Millen was invited to speak as an alumni member of the School for International Training (SIT) study abroad program. Millen, an international studies and Spanish double major at Denison, spent a semester in Chile.
The theme of this year’s Human Development Conference was “Development on the Move” Students were asked to focus on strategies tied to the dynamic nature of some of the most critical issues of the 21st century, including climate change, resource scarcity, and mass migration.
Millen’s presentation was titled “Chile: Cultural Identity, Social Justice, and Community Development; Analyzing the Impacts of Conditions and Strategies Employed by the Mapuche and Zapatista Indigenous Movements on the Global Resistance to Neoliberalism.”
“Once again this year, SIT students have proven their ability to produce exceptional, field-based research at the undergraduate level,” said Dr.

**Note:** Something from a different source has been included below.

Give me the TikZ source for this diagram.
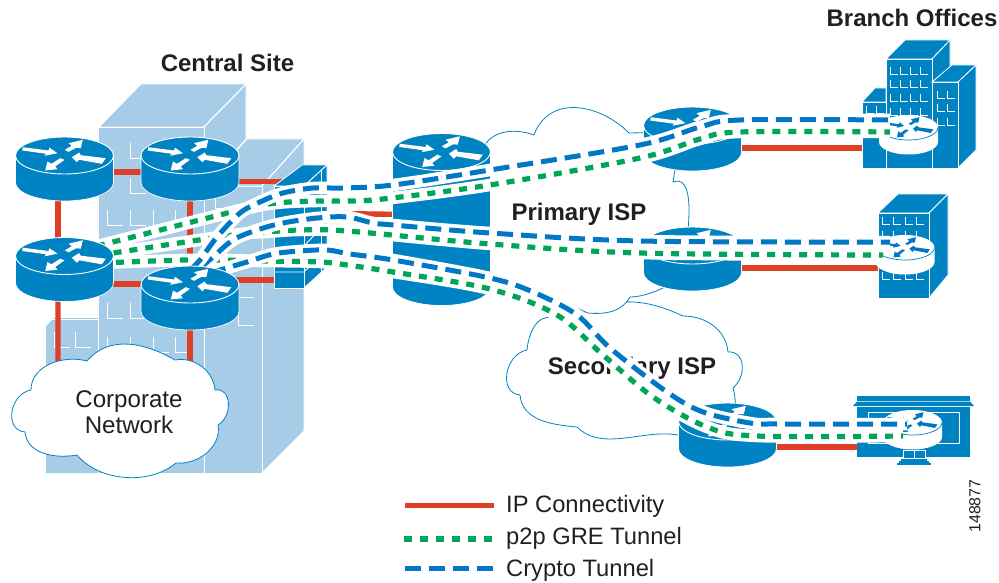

Sophia Howlett, president of SIT. “We are immensely proud of these students, as well as the SIT academic and program directors and faculty advisors who helped guide them on their academic paths.”
An abstract of Millen’s paper:
Existing scholarship on post-Cold War indigenous movements tends to focus on the progress of a single movement over time, but few studies have done a comparative analysis of two contemporaneous indigenous movements.
This study examines the variables, (e.g., organization, popular reception/support, solidarity, and confrontational strategies) of each of the Mapuche and Zapatista movements, and the relationships of these variables and characteristics to the successes and failures of indigenous movements more generally.
By analyzing my personal experiences and interviews, neoliberal economic theory, primary sources from within indigenous movements, and scholarly sources about indigenous movements, this investigation reveals that there is no single approach that can “defeat” neoliberalism. In revealing this, my paper argues that neoliberalism can only be resisted, and indigenous movements can only “succeed”, when resistance is comprised of multiple dynamic and multifaceted movements all of which apply pressure, and work toward similar goals, but do so using different methods.
This study’s findings are significant because they inspect both indigenous movements as independent, but necessarily interconnected as they work toward the same goals, but on different geographic planes. This investigation recontextualizes indigenous movements within the broader decentralized anti-globalist movement which can be seen in places like Catalonia, Hong Kong, and now Chile.